[start Given material]

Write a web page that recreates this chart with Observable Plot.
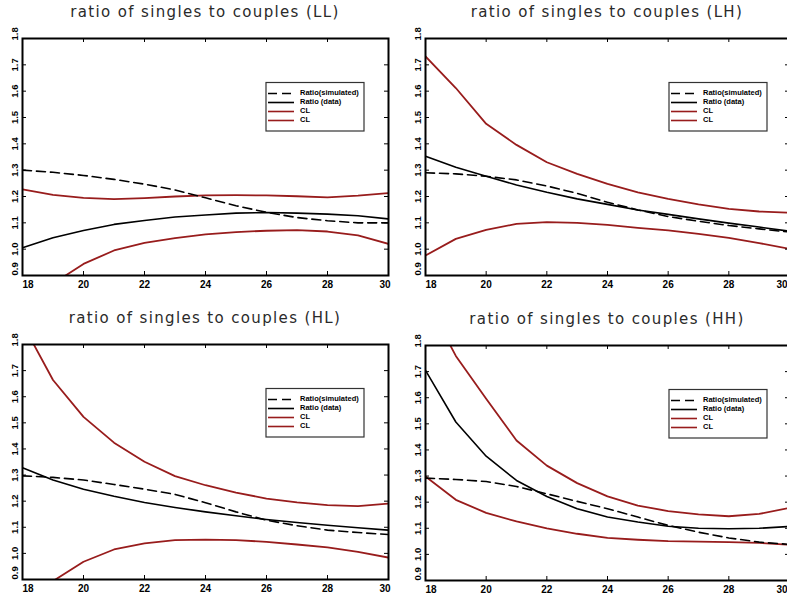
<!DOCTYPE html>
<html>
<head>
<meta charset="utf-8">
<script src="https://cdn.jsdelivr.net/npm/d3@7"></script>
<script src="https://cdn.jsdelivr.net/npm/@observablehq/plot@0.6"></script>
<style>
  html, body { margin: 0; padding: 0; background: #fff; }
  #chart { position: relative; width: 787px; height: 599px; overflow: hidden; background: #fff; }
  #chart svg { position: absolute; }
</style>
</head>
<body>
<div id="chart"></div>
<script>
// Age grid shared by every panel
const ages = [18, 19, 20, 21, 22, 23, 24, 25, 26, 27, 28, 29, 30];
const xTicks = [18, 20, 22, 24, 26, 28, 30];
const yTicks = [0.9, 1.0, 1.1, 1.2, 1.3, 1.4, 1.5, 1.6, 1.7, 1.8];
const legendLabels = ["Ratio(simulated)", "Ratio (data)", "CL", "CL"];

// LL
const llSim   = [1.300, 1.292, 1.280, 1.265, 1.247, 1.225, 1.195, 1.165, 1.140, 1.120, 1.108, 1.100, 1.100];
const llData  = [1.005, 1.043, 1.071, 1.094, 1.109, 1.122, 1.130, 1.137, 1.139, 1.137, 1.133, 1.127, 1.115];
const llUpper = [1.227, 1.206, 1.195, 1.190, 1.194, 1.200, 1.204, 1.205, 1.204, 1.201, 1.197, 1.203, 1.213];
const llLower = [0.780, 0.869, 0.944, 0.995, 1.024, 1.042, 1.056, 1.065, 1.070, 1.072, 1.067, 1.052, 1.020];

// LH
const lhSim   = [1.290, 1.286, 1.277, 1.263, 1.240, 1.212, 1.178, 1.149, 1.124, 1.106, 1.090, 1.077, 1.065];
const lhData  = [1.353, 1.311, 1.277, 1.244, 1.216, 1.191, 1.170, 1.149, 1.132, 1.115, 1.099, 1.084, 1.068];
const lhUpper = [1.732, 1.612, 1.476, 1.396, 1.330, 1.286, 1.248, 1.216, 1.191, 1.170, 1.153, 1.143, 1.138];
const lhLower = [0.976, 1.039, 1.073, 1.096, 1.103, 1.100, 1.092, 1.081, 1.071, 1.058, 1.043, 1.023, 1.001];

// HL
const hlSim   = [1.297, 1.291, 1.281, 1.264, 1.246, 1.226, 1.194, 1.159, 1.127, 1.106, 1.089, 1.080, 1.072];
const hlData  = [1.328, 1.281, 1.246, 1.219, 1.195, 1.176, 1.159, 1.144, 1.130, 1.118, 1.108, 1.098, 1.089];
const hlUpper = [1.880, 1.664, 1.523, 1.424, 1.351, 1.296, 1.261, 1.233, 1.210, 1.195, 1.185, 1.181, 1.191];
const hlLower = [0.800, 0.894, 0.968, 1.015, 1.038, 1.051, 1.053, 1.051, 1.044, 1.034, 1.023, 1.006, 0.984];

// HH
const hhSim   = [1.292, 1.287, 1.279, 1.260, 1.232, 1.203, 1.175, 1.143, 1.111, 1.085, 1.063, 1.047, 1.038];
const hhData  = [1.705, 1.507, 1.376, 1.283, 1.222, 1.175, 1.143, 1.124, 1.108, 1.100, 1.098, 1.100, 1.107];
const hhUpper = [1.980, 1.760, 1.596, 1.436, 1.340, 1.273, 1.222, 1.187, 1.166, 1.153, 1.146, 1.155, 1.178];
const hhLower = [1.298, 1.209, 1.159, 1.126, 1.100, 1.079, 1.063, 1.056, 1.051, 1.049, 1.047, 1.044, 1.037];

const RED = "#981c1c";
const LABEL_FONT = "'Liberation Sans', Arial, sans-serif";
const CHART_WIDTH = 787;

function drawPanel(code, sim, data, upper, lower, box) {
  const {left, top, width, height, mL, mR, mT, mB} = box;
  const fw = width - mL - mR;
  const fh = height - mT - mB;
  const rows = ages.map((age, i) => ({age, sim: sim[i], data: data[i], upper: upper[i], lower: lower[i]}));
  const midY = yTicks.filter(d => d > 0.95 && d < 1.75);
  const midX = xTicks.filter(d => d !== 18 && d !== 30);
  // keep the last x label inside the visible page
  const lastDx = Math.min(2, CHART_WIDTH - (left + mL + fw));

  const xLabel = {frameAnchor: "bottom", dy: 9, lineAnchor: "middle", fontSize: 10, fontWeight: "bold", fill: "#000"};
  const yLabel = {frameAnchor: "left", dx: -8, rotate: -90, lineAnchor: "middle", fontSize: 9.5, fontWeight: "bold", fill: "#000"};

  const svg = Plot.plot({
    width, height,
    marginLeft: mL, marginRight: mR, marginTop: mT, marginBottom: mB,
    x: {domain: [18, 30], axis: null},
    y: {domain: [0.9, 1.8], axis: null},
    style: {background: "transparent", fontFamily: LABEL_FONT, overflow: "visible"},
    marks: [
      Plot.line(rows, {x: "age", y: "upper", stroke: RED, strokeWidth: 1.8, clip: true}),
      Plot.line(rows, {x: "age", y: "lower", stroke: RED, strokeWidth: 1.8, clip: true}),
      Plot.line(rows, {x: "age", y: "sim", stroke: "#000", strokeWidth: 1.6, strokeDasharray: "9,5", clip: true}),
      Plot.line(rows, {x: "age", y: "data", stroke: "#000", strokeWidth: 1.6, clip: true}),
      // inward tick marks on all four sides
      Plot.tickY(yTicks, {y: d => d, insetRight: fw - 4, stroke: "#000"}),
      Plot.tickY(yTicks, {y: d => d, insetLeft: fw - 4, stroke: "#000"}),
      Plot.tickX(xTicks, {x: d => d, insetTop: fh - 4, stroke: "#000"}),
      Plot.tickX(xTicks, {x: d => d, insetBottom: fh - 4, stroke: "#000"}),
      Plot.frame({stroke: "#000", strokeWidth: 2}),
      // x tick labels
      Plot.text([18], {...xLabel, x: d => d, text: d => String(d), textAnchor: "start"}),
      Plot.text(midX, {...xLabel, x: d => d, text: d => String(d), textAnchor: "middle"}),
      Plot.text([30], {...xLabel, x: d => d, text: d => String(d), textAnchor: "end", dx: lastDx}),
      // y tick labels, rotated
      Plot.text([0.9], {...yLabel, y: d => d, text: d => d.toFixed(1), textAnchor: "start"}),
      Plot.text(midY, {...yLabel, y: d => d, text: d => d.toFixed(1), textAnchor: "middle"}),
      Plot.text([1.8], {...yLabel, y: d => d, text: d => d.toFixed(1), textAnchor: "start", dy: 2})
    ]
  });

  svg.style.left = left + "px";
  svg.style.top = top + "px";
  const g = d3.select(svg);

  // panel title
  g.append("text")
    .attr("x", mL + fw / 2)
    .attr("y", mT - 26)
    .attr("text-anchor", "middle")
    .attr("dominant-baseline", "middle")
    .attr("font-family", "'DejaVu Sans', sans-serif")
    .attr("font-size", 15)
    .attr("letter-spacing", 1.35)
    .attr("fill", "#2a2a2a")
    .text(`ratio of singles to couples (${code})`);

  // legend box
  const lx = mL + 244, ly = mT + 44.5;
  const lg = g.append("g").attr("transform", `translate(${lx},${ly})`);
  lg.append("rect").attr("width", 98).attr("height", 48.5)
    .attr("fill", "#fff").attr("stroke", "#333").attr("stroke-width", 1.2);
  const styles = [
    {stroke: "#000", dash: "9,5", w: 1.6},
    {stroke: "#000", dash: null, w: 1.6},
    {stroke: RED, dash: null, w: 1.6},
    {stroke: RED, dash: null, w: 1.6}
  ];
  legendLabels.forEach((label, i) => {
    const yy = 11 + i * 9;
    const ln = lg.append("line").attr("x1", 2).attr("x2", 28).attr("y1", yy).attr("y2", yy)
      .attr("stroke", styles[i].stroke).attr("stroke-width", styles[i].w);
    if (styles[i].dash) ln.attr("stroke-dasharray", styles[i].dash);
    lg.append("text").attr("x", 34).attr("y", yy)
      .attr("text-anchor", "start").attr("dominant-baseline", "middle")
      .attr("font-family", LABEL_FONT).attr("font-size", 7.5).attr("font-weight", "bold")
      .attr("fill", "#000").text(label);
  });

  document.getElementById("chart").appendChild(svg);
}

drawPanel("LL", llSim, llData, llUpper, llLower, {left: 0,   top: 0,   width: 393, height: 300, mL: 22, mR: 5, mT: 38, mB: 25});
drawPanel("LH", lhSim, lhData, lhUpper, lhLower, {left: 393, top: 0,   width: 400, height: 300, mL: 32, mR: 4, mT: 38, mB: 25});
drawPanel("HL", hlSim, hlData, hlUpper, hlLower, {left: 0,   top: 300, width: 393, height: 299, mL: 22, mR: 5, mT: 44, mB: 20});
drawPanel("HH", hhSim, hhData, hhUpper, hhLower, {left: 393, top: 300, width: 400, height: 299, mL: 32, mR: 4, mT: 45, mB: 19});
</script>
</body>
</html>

[end Given material]

**Problem:**
Return each line of the data that contains the string "page".

**Task result:**
Write a web page that recreates this chart with Observable Plot.
  // keep the last x label inside the visible page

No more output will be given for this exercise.